Langevin’s broader argument — that America could have indefinitely sustained the status quo in Afghanistan at scant cost — is not ludicrous on its face. And since this is the strongest case against withdrawal, it’s worth dissecting at some length. Between 2015 and 2021, the U.S. military had indeed managed to prop up the Afghan government while drawing down its deployment and suffering fewer than 30 casualties a year. If “a commitment of a few thousand troops” and a “few tens of billions of dollars a year” could secure the real gains that women have made in Afghan society and keep the Taliban out of the country’s major cities, as The Bulwark’s Robert Trancinski claims, then perhaps “forever war” would be justified.
But there is little reason to believe that this is the case. If Biden did not withdraw U.S. troops from Afghanistan this year, he would have violated the agreement that Donald Trump had struck with the Taliban in February 2020. There is every reason to believe that Trump’s deal deterred the Taliban from targeting U.S. troops; 2020 witnessed fewer U.S. casualties in Afghanistan than any previous year of the conflict. And there is little doubt that an abrogation of that agreement would have led the Taliban to ramp up attacks on U.S. forces, which would in turn have led the U.S. to deploy more troops, triggering a broader escalation in the war.
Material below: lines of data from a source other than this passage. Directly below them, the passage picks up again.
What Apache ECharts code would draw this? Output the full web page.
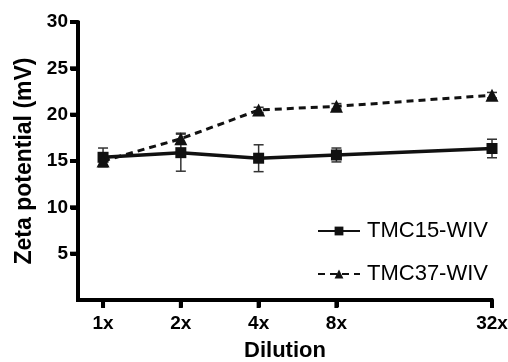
<!DOCTYPE html>
<html><head><meta charset="utf-8">
<script src="https://cdn.jsdelivr.net/npm/echarts@6/dist/echarts.min.js"></script>
<style>html,body{margin:0;padding:0;background:#fff}#c{width:508px;height:362px}</style>
</head><body><div id="c"></div>
<script>
const dilutions = [1, 2, 4, 8, 32];
const xTickLabels = ['1x', '2x', '4x', '8x', '32x'];
const yTicks = [5, 10, 15, 20, 25, 30];
const tmc15 = [15.4, 15.9, 15.3, 15.65, 16.35];
const tmc15Err = [1.0, 2.0, 1.45, 0.75, 1.0];
const tmc37 = [15.0, 17.4, 20.5, 20.9, 22.1];
const tmc37Err = [0.6, 0.6, 0.3, 0.3, 0.3];

const font = "'Liberation Sans', Arial, sans-serif";
const ink = '#000';
const xMin = 0.8, xMax = 32, yMin = 0, yMax = 30;

function pts(vals){ return dilutions.map((d,i)=>[d, vals[i]]); }
function errData(vals, errs){ return dilutions.map((d,i)=>[d, vals[i]-errs[i], vals[i]+errs[i]]); }
function errSeries(vals, errs){
  return {
    type: 'custom', silent: true, z: 1,
    data: errData(vals, errs),
    encode: {x: 0, y: [1, 2]},
    renderItem: function(params, api){
      const lo = api.coord([api.value(0), api.value(1)]);
      const hi = api.coord([api.value(0), api.value(2)]);
      const w = 5;
      const st = {stroke: '#333', lineWidth: 1.5};
      return {type: 'group', children: [
        {type: 'line', shape: {x1: lo[0], y1: lo[1], x2: hi[0], y2: hi[1]}, style: st},
        {type: 'line', shape: {x1: lo[0]-w, y1: lo[1], x2: lo[0]+w, y2: lo[1]}, style: st},
        {type: 'line', shape: {x1: hi[0]-w, y1: hi[1], x2: hi[0]+w, y2: hi[1]}, style: st}
      ]};
    }
  };
}

const chart = echarts.init(document.getElementById('c'));
chart.setOption({
  animation: false,
  grid: {left: 78, right: 16, top: 22, bottom: 62, containLabel: false, outerBoundsMode: 'none'},
  legend: {
    orient: 'vertical', left: 317, top: 220, itemGap: 21, padding: 0,
    itemWidth: 42, itemHeight: 11,
    textStyle: {fontFamily: font, fontSize: 22, color: ink, padding: [0,0,0,2]},
    data: ['TMC15-WIV', 'TMC37-WIV']
  },
  xAxis: {
    type: 'log', logBase: 2, min: xMin, max: xMax,
    name: 'Dilution', nameLocation: 'middle', nameGap: 40,
    nameTextStyle: {fontFamily: font, fontSize: 22, fontWeight: 'bold', color: ink},
    axisLine: {show: true, lineStyle: {color: ink, width: 4}},
    axisTick: {show: true, length: 7, lineStyle: {color: ink, width: 4}, customValues: dilutions},
    axisLabel: {fontFamily: font, fontSize: 19, fontWeight: 'bold', color: ink, margin: 14,
      customValues: dilutions,
      formatter: function(v){ const i = dilutions.indexOf(Math.round(v)); return i>=0 ? xTickLabels[i] : ''; }},
    splitLine: {lineStyle: {opacity: 0}}
  },
  yAxis: {
    type: 'value', min: yMin, max: yMax, interval: 5,
    name: 'Zeta potential (mV)', nameLocation: 'middle', nameGap: 38,
    nameTextStyle: {fontFamily: font, fontSize: 23, fontWeight: 'bold', color: ink},
    axisLine: {show: true, lineStyle: {color: ink, width: 4}},
    axisTick: {show: true, length: 7, lineStyle: {color: ink, width: 4}, customValues: yTicks},
    axisLabel: {fontFamily: font, fontSize: 19, fontWeight: 'bold', color: ink, margin: 10, customValues: yTicks},
    splitLine: {lineStyle: {opacity: 0}}
  },
  series: [
    errSeries(tmc15, tmc15Err),
    errSeries(tmc37, tmc37Err),
    {
      name: 'TMC15-WIV', type: 'line', data: pts(tmc15), z: 3,
      symbol: 'rect', symbolSize: 11,
      itemStyle: {color: '#111'},
      lineStyle: {color: '#111', width: 3.5}
    },
    {
      name: 'TMC37-WIV', type: 'line', data: pts(tmc37), z: 3,
      symbol: 'triangle', symbolSize: 13,
      itemStyle: {color: '#111'},
      lineStyle: {color: '#111', width: 3, type: [7, 5]}
    }
  ]
});

// Heavy axis strokes placed through the chart's own scales
try {
  const toPx = v => chart.convertToPixel({xAxisIndex: 0, yAxisIndex: 0}, v);
  const o = toPx([xMin, yMin]), xe = toPx([xMax, yMin]), yt = toPx([xMin, yMax]);
  const st = {stroke: ink, lineWidth: 4};
  const g = [
    {type: 'line', z: 50, shape: {x1: o[0] - 2, y1: o[1], x2: xe[0] + 1, y2: o[1]}, style: st},
    {type: 'line', z: 50, shape: {x1: o[0], y1: o[1] + 2, x2: o[0], y2: yt[1] - 1}, style: st}
  ];
  dilutions.forEach(d => {
    const p = toPx([d, yMin]);
    g.push({type: 'line', z: 50, shape: {x1: p[0], y1: o[1], x2: p[0], y2: o[1] + 8}, style: st});
  });
  yTicks.forEach(v => {
    const p = toPx([xMin, v]);
    g.push({type: 'line', z: 50, shape: {x1: o[0] - 8, y1: p[1], x2: o[0], y2: p[1]}, style: st});
  });
  chart.setOption({graphic: g});
} catch (e) {}
</script></body></html>
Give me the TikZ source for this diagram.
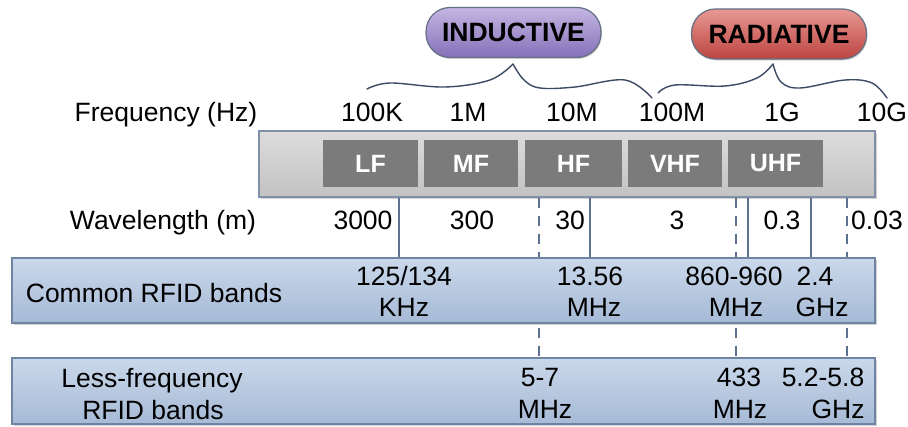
\documentclass[tikz,border=0pt]{standalone}
\usepackage{fontspec}
\setmainfont{Liberation Sans}
\usetikzlibrary{shadows}
\definecolor{linec}{HTML}{5D7290}
\definecolor{darkbox}{HTML}{7B7B7B}
\definecolor{bartop}{HTML}{DCDCDC}
\definecolor{barbot}{HTML}{C2C2C2}
\definecolor{barline}{HTML}{8090A8}
\definecolor{bluetop}{HTML}{CAD8EA}
\definecolor{bluebot}{HTML}{A6BAD6}
\definecolor{blueline}{HTML}{6F84A3}
\definecolor{purtop}{HTML}{C4B6E2}
\definecolor{purbot}{HTML}{8470B8}
\definecolor{redtop}{HTML}{E89893}
\definecolor{redbot}{HTML}{BC4440}
\definecolor{bracec}{HTML}{3C4B63}
\begin{document}
\begin{tikzpicture}[x=1pt,y=-1pt,
  lbl/.style={anchor=base, inner sep=0pt, font=\fontsize{26.5}{29}\selectfont},
  bandbox/.style={fill=darkbox, inner sep=0pt, minimum height=47pt,
    text=white, font=\fontsize{25}{28}\selectfont\bfseries},
  barbox/.style={draw=barline, line width=1.2pt, top color=bartop, bottom color=barbot,
    inner sep=0pt, drop shadow={shadow xshift=1.5pt, shadow yshift=-2pt, opacity=.35}},
  bluebox/.style={draw=blueline, line width=1.2pt, top color=bluetop, bottom color=bluebot,
    inner sep=0pt, minimum width=863pt, drop shadow={shadow xshift=1.5pt, shadow yshift=-2pt, opacity=.35}},
  pill/.style={rounded corners=24pt, draw=bracec!80, line width=1.2pt, inner sep=0pt,
    minimum width=175pt, minimum height=50pt, font=\fontsize{26.5}{29}\selectfont\bfseries,
    drop shadow={shadow xshift=1pt, shadow yshift=-1.5pt, opacity=.3}},
  vsolid/.style={draw=linec, line width=1.6pt},
  vdash/.style={draw=linec, line width=1.6pt, dash pattern=on 10pt off 8pt},
  bracel/.style={draw=bracec, line width=1.4pt, line cap=round}
]
\useasboundingbox (0,0) rectangle (908,426);
\fill[white] (0,0) rectangle (908,426);

% pills
\node[pill, top color=purtop, bottom color=purbot] (ind) at (513.5,32.5) {INDUCTIVE};
\node[pill, top color=redtop, bottom color=redbot] (rad) at (779,34) {RADIATIVE};

% braces
\draw[bracel] plot[smooth, tension=0.6] coordinates {(367,89) (390,83) (445,87) (490,80) (513,64)};
\draw[bracel] plot[smooth, tension=0.6] coordinates {(513,64) (524,80) (540,88) (575,87) (625,80) (652,98)};
\draw[bracel] plot[smooth, tension=0.6] coordinates {(658,93) (675,85) (725,86) (757,78) (773,64)};
\draw[bracel] plot[smooth, tension=0.6] coordinates {(773,64) (781,82) (800,88) (845,80) (872,83) (887,98)};

% frequency row
\node[lbl] (flab) at (166,121) {Frequency (Hz)};
\node[lbl] (f1) at (372,121) {100K};
\node[lbl] (f2) at (468,121) {1M};
\node[lbl] (f3) at (572,121) {10M};
\node[lbl] (f4) at (672,121) {100M};
\node[lbl] (f5) at (782,121) {1G};
\node[lbl] (f6) at (882,121) {10G};

% gray bar
\node[barbox, minimum width=616pt, minimum height=66pt] (bar) at (567,164) {};
\node[bandbox, minimum width=95pt] (lf) at (370.5,163.5) {LF};
\node[bandbox, minimum width=94pt] (mf) at (471,163.5) {MF};
\node[bandbox, minimum width=97pt] (hf) at (573.5,163.5) {HF};
\node[bandbox, minimum width=94pt] (vhf) at (675,163.5) {VHF};
\node[bandbox, minimum width=95pt] (uhf) at (775.5,163.5) {UHF};

% wavelength row
\node[lbl] (wlab) at (163,229) {Wavelength (m)};
\node[lbl] (w1) at (363,229) {3000};
\node[lbl] (w2) at (472,229) {300};
\node[lbl] (w3) at (570,229) {30};
\node[lbl] (w4) at (677,229) {3};
\node[lbl] (w5) at (782,229) {0.3};
\node[lbl] (w6) at (877,229) {0.03};

% boxes
\node[bluebox, minimum height=65pt] (common) at (443.5,290.5) {};
\node[bluebox, minimum height=66pt] (less) at (443.5,391) {};

% line positions
\coordinate (x1) at (399,0);
\coordinate (x2) at (590,0);
\coordinate (x3) at (748,0);
\coordinate (x4) at (811,0);
\coordinate (d1) at (539,0);
\coordinate (d2) at (736,0);
\coordinate (d3) at (847,0);

\foreach \c in {x1,x2,x3,x4}
  \draw[vsolid] (bar.south -| \c) -- (common.north -| \c);
\foreach \c in {d1,d2,d3}{
  \draw[vdash] (bar.south -| \c) -- (common.north -| \c);
  \draw[vdash, dash phase=-4pt] (common.south -| \c) -- (less.north -| \c);
}

% common box texts
\node[lbl] (ctitle) at (154,302) {Common RFID bands};
\node[lbl] (c1a) at (404,285) {125/134};
\node[lbl] (c1b) at (404,316) {KHz};
\node[lbl] (c2a) at (590,285) {13.56};
\node[lbl] (c2b) at (594,316) {MHz};
\node[lbl] (c3a) at (734,285) {860-960};
\node[lbl] (c3b) at (736,316) {MHz};
\node[lbl] (c4a) at (815,285) {2.4};
\node[lbl] (c4b) at (822,316) {GHz};

% less box texts
\node[lbl] (ltitle1) at (152,387) {Less-frequency};
\node[lbl] (ltitle2) at (153,419) {RFID bands};
\node[lbl] (l1a) at (540,386) {5-7};
\node[lbl] (l1b) at (545,418) {MHz};
\node[lbl] (l2a) at (739,386) {433};
\node[lbl] (l2b) at (740,418) {MHz};
\node[lbl] (l3a) at (823,386) {5.2-5.8};
\node[lbl] (l3b) at (838,418) {GHz};
\end{tikzpicture}
\end{document}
Such an escalation would have likely been inevitable, even in the absence of Trump’s agreement. In the years before that deal, the Taliban was steadily gaining territory and killing Afghan security forces in such large numbers the U.S. government started concealing battlefield death tolls. Keeping Ghani’s kleptocracy indefinitely aloft with a few thousand American soldiers and scant U.S. casualties was simply not an option.
More critically, U.S. casualties are not the only measure of the harms of prolonging a civil war that America lacked the will and wherewithal to win. Afghan soldiers’ lives matter. So do the lives of Afghan civilians, many of whom would prefer stability under the Taliban to perpetual insurgency under Ghani. For ordinary Afghans, the conflict has meant “elevated rates of disease due to lack of clean drinking water, malnutrition, and reduced access to health care,” according to the Watson Institute’s “Costs of War” project. The institute’s research concludes, “Nearly every factor associated with premature death — poverty, malnutrition, poor sanitation, lack of access to health care, environmental degradation — is exacerbated by the current war.” Between 2007 and 2017, the share of Afghan civilians living below the poverty line rose from 34 percent to 55 percent, even as the nation’s average income grew by 40 percent — a reality that testifies to the humanitarian costs of the war we waged, the profound corruption of the government whose name we waged it in, and the graft of the U.S. military contractors whose interests the war best served.
On Wednesday, the Washington Post suggested that Biden’s decision to withdraw from Afghanistan was difficult to square with his “near-constant refrain that human rights” should be “at the center of U.S. foreign policy.” If one stipulates that few phenomena undermine human rights more reliably than wars, then squaring that circle becomes less difficult.
The mainstream media has an obligation to hold the Biden administration accountable for its errors. But we also have an obligation to contextualize the events of the day. As is, the news industry is helping hawks recast an indictment of martial adventurism into an object lesson in the hazards of military restraint.